# [Challenge]
Starting with the first line of the data below, copy each line up to and including the one containing "const data = coverage.map((c, i)". Pictures stay out.
'''
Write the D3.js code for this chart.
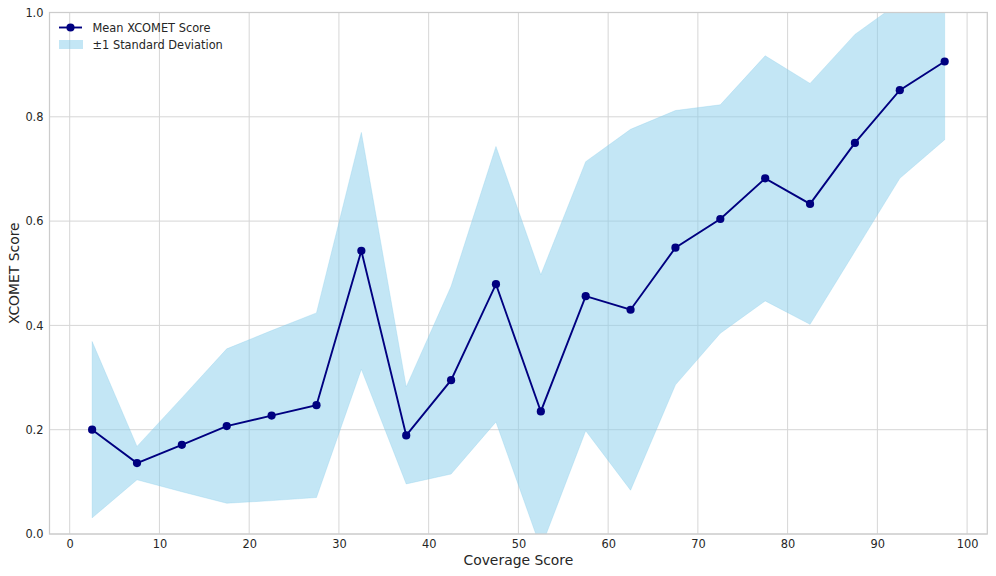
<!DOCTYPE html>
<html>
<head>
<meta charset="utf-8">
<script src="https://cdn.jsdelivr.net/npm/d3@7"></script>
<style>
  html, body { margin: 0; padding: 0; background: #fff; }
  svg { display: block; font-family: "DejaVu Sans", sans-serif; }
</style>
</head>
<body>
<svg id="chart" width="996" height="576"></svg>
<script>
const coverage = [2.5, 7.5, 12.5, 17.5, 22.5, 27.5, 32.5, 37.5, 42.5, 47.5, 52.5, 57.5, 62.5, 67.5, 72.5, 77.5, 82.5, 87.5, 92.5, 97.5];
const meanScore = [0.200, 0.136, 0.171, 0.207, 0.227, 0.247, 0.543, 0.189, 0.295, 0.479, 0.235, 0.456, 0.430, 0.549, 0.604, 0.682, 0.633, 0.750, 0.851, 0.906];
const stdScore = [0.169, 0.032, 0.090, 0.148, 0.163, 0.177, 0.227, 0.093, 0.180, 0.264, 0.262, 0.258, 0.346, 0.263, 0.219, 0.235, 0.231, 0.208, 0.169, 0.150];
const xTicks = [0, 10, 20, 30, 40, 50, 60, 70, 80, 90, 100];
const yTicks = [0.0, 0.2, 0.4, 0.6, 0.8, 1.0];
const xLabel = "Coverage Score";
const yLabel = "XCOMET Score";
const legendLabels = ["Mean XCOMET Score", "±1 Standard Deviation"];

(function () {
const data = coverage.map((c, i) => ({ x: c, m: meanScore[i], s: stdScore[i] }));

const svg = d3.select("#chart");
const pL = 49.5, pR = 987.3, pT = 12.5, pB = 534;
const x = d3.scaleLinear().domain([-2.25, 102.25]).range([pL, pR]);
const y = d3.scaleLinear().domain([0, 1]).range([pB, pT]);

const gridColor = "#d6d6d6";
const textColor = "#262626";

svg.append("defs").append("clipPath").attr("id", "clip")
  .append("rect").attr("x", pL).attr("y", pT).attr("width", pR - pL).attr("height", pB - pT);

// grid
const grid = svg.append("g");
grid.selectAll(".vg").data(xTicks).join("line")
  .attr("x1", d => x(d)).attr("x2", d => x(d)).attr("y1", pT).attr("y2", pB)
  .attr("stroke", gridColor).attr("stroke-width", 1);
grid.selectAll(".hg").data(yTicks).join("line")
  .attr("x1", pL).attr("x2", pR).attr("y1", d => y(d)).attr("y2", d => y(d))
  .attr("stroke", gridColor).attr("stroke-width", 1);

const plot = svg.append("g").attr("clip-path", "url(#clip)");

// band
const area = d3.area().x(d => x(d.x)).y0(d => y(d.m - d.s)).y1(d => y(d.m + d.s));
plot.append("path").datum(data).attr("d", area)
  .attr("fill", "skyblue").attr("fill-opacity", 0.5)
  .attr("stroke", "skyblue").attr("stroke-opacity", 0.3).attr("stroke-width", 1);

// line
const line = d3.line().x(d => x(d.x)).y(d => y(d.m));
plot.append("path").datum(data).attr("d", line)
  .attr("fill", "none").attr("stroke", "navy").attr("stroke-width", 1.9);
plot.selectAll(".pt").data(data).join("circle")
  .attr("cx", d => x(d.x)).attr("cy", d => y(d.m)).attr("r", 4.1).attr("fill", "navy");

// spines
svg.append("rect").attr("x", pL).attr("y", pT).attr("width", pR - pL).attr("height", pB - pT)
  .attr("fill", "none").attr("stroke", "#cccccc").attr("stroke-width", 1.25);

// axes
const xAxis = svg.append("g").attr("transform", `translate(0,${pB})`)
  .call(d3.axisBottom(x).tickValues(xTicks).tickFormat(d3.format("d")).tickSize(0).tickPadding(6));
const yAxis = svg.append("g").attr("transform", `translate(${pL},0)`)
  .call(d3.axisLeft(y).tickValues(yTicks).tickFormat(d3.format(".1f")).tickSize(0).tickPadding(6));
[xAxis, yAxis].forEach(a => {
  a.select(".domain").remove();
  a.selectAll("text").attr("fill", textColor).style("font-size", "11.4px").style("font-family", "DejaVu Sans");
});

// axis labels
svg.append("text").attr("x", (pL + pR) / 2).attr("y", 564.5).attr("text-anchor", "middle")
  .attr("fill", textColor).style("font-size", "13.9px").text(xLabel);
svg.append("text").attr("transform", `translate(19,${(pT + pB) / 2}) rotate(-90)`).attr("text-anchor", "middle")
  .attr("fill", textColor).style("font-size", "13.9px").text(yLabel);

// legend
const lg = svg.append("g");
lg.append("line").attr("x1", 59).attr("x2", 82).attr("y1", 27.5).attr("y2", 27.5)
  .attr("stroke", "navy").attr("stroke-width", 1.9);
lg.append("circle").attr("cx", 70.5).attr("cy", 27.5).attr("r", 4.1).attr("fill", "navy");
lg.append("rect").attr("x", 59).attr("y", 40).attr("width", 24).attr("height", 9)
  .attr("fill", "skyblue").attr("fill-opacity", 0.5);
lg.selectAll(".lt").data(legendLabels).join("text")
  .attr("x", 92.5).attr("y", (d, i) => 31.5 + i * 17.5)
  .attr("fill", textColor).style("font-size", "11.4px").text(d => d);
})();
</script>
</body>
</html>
'''
# [Output below]
Write the D3.js code for this chart.
<!DOCTYPE html>
<html>
<head>
<meta charset="utf-8">
<script src="https://cdn.jsdelivr.net/npm/d3@7"></script>
<style>
  html, body { margin: 0; padding: 0; background: #fff; }
  svg { display: block; font-family: "DejaVu Sans", sans-serif; }
</style>
</head>
<body>
<svg id="chart" width="996" height="576"></svg>
<script>
const coverage = [2.5, 7.5, 12.5, 17.5, 22.5, 27.5, 32.5, 37.5, 42.5, 47.5, 52.5, 57.5, 62.5, 67.5, 72.5, 77.5, 82.5, 87.5, 92.5, 97.5];
const meanScore = [0.200, 0.136, 0.171, 0.207, 0.227, 0.247, 0.543, 0.189, 0.295, 0.479, 0.235, 0.456, 0.430, 0.549, 0.604, 0.682, 0.633, 0.750, 0.851, 0.906];
const stdScore = [0.169, 0.032, 0.090, 0.148, 0.163, 0.177, 0.227, 0.093, 0.180, 0.264, 0.262, 0.258, 0.346, 0.263, 0.219, 0.235, 0.231, 0.208, 0.169, 0.150];
const xTicks = [0, 10, 20, 30, 40, 50, 60, 70, 80, 90, 100];
const yTicks = [0.0, 0.2, 0.4, 0.6, 0.8, 1.0];
const xLabel = "Coverage Score";
const yLabel = "XCOMET Score";
const legendLabels = ["Mean XCOMET Score", "±1 Standard Deviation"];

(function () {
const data = coverage.map((c, i) => ({ x: c, m: meanScore[i], s: stdScore[i] }));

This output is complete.